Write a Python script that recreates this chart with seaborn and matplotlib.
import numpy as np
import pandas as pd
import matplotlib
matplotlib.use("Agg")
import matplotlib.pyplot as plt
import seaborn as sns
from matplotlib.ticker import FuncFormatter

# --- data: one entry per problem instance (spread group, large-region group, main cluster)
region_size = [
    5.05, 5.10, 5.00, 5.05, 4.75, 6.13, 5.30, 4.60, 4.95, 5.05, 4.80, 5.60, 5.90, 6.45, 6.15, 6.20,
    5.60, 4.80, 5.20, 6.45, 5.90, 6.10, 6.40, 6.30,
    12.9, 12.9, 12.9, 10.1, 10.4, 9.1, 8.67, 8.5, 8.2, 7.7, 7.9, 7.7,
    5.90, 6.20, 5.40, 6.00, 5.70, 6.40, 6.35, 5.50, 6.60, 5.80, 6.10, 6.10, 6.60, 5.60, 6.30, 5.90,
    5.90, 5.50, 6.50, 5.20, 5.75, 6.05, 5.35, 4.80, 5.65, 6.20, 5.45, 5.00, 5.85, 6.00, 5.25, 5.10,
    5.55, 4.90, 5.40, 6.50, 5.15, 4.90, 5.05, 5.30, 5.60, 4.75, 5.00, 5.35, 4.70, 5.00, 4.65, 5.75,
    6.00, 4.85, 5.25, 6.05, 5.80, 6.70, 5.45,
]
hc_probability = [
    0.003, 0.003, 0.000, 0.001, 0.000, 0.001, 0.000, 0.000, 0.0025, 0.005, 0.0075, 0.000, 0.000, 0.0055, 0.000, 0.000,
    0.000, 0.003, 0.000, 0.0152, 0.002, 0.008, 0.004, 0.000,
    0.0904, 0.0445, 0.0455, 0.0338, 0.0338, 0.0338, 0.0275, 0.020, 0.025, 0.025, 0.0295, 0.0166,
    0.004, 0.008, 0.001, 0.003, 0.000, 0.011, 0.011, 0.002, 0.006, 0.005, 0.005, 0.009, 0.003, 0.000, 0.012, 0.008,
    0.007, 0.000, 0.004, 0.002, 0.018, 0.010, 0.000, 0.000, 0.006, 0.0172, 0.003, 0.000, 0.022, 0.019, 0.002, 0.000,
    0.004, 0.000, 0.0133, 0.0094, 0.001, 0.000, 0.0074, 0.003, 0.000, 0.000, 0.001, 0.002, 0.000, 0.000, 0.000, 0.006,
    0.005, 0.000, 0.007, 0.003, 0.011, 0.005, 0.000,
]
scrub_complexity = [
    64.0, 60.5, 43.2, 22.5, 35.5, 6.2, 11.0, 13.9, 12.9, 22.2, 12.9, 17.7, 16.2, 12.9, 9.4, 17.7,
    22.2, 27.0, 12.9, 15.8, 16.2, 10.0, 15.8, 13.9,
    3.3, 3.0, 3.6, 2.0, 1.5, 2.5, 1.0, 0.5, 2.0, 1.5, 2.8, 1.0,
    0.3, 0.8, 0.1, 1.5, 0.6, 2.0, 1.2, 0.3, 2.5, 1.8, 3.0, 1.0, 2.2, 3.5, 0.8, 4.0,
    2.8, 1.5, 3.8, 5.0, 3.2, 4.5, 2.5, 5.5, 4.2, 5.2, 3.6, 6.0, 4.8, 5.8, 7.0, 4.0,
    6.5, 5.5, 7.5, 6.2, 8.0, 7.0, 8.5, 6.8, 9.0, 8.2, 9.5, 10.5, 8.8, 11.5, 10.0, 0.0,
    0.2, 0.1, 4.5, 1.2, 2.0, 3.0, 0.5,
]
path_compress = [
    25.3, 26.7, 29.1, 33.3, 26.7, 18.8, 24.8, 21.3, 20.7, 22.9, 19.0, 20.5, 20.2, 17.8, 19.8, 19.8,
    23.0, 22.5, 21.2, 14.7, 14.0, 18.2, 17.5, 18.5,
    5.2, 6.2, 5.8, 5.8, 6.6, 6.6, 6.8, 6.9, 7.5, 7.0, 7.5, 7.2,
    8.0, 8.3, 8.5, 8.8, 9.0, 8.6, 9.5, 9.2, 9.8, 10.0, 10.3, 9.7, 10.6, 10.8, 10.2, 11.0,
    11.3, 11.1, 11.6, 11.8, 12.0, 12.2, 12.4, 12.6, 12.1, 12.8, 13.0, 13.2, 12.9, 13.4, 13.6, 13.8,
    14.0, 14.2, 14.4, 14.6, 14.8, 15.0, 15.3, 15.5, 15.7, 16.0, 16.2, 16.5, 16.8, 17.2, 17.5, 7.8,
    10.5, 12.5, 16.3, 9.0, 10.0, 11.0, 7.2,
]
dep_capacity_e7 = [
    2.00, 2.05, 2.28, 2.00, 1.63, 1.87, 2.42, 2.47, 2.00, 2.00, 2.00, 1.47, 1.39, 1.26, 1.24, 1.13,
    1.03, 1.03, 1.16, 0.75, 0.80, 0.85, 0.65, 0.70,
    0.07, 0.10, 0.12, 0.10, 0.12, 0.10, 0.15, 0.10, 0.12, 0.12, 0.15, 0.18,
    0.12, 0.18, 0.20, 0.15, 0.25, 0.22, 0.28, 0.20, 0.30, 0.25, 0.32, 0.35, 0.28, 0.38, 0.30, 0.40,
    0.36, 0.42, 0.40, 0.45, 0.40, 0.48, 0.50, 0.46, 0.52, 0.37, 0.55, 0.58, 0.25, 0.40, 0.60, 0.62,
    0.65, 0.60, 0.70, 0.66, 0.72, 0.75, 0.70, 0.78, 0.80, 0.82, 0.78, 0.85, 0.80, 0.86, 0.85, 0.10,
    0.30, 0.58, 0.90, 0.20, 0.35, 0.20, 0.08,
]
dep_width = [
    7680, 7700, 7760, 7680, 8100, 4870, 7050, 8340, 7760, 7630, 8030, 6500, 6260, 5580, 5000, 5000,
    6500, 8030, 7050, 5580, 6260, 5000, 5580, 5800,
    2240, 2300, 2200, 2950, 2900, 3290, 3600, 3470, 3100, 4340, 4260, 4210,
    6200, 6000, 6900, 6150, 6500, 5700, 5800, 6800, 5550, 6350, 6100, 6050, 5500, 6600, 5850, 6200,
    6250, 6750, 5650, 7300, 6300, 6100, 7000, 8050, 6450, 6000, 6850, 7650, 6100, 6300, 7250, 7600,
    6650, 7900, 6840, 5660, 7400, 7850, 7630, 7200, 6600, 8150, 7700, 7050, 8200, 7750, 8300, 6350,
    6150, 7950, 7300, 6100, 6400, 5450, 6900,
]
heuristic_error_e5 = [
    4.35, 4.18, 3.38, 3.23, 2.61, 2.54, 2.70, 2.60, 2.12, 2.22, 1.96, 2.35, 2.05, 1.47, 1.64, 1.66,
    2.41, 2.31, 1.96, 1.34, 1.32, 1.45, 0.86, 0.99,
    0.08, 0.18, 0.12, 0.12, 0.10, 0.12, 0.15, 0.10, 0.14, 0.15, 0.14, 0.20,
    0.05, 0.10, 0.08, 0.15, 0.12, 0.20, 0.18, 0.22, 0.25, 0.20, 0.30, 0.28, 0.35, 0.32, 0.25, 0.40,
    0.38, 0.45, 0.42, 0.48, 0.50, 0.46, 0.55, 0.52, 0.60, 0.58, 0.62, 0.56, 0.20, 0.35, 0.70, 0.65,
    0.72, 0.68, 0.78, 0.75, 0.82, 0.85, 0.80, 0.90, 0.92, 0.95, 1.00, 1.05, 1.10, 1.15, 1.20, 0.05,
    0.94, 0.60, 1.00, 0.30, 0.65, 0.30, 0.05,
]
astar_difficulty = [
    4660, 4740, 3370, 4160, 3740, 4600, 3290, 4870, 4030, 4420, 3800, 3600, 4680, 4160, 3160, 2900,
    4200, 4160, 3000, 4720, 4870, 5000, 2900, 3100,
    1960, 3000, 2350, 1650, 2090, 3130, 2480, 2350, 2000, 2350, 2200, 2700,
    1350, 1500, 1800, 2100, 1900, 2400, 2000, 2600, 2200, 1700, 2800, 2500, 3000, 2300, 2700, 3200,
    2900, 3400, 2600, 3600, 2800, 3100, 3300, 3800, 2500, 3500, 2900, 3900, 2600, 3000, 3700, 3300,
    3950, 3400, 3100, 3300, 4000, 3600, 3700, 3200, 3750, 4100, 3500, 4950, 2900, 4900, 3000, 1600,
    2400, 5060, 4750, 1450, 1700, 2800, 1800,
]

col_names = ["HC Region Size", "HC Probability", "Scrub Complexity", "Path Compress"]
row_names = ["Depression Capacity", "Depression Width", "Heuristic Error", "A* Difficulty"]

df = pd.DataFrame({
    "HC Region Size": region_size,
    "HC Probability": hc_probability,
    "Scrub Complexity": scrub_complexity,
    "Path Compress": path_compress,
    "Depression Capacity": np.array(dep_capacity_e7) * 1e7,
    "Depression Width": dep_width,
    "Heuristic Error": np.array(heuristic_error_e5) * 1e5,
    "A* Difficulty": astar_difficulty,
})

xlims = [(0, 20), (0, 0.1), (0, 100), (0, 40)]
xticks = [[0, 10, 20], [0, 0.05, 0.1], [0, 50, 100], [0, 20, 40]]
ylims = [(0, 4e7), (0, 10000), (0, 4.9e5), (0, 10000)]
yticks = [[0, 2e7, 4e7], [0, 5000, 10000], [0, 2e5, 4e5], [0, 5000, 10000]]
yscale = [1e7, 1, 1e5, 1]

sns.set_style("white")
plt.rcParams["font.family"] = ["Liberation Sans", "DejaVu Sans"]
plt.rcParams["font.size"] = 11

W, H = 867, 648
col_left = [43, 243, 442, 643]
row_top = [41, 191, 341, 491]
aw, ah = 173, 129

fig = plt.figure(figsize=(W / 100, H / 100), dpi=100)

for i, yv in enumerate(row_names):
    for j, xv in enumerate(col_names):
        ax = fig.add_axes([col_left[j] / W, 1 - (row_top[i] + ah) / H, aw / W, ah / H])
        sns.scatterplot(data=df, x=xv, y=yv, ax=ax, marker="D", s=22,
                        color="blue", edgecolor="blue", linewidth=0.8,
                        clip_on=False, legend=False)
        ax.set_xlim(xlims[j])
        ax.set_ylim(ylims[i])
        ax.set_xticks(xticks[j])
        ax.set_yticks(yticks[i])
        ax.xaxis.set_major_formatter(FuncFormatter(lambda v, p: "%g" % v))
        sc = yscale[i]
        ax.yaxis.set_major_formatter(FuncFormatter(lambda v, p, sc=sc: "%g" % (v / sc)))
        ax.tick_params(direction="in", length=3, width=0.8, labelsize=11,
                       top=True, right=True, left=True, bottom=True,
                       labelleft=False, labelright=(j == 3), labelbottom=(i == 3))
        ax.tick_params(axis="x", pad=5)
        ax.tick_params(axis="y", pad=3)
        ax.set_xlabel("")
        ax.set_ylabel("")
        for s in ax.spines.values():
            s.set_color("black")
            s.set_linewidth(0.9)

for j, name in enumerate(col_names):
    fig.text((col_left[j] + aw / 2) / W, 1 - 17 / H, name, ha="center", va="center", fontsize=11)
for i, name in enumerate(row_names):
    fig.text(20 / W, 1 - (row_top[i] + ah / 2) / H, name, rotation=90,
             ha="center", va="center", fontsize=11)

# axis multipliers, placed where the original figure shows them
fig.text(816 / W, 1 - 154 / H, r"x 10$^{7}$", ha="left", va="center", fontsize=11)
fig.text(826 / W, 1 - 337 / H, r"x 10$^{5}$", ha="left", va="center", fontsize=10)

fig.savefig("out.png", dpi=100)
==
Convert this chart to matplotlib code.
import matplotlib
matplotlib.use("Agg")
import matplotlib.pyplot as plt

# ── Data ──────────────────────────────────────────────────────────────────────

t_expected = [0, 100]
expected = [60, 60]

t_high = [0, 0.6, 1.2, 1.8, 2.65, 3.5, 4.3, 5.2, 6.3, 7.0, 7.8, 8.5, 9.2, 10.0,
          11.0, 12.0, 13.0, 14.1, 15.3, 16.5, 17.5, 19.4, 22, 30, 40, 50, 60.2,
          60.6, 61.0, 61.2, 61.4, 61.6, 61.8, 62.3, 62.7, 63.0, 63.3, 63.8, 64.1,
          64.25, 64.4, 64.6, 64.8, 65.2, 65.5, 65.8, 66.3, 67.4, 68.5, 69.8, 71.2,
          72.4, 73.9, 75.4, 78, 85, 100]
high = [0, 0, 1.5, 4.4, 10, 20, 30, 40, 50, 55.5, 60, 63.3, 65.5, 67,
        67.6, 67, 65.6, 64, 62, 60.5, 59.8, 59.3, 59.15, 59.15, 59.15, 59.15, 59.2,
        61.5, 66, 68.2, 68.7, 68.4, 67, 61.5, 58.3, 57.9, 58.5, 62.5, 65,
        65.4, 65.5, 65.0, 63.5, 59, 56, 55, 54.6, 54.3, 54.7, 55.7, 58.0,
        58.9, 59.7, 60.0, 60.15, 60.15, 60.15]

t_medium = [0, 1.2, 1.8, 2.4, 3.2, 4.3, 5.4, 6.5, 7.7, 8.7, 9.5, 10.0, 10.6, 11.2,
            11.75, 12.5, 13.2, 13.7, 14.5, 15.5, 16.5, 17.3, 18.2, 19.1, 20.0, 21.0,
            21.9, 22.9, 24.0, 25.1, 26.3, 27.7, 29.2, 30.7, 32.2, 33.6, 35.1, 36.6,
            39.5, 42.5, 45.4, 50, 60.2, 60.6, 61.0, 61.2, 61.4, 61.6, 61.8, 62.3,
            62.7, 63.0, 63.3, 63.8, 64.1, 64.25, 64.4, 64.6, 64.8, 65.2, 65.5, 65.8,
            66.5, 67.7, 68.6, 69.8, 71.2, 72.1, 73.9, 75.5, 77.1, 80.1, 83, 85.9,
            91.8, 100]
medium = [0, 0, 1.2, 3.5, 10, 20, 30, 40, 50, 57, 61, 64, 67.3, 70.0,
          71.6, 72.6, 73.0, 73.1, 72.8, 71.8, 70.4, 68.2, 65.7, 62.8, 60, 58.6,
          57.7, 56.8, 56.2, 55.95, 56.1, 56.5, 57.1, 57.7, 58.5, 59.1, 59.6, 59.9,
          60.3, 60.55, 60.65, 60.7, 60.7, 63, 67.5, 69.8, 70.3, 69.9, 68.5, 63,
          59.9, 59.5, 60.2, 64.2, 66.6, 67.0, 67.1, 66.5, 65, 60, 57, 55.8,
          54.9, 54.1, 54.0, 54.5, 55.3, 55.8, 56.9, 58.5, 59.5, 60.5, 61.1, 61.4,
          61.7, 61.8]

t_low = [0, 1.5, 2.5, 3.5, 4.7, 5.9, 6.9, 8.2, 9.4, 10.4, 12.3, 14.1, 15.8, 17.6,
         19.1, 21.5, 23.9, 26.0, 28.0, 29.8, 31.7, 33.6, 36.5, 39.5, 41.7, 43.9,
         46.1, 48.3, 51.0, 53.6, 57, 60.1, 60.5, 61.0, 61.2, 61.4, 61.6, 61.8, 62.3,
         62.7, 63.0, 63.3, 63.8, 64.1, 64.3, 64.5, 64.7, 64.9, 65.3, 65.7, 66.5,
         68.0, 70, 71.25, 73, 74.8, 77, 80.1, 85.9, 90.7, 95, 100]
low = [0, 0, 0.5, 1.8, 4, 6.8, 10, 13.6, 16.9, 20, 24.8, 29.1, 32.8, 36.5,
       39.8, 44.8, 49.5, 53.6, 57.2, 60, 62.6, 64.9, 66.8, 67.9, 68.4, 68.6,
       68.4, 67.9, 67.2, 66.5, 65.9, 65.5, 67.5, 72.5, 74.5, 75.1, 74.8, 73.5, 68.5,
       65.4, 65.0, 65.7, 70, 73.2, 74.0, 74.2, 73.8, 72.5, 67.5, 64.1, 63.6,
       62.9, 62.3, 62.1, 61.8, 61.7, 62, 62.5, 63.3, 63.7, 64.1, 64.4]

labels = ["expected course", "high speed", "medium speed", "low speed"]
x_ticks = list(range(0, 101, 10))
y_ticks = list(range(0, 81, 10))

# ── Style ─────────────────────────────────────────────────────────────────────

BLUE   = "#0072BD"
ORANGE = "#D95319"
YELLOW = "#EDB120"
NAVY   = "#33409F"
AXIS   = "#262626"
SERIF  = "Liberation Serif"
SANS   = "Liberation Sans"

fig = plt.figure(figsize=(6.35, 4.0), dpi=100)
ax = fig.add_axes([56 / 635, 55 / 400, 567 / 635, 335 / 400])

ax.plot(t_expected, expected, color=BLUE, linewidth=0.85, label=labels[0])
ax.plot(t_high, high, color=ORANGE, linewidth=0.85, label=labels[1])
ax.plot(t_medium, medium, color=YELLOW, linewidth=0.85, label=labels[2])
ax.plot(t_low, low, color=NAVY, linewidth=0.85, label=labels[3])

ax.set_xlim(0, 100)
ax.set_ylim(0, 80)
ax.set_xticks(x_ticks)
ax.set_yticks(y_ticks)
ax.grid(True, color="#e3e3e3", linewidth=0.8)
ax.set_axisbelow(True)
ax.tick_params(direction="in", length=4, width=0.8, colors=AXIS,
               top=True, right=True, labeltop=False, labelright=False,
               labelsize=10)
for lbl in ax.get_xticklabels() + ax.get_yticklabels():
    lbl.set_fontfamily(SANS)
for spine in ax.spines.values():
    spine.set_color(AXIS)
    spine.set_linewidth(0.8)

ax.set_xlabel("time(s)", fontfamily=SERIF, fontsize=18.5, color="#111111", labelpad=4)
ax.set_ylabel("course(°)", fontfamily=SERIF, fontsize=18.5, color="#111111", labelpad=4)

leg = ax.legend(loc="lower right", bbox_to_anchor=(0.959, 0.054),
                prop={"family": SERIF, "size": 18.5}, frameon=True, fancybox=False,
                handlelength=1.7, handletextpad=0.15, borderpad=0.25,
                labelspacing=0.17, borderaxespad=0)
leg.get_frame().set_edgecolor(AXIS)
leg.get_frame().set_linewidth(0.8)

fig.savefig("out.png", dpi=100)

> INSTRUCTIONS TO FOLLOW:
Exactly reproduce the stretch from the line with "Write a Python" through the line with "from matplotlib.ticker import FuncFormatter", including both ends and nothing else.

> RESPONSE:
Write a Python script that recreates this chart with seaborn and matplotlib.
import numpy as np
import pandas as pd
import matplotlib
matplotlib.use("Agg")
import matplotlib.pyplot as plt
import seaborn as sns
from matplotlib.ticker import FuncFormatter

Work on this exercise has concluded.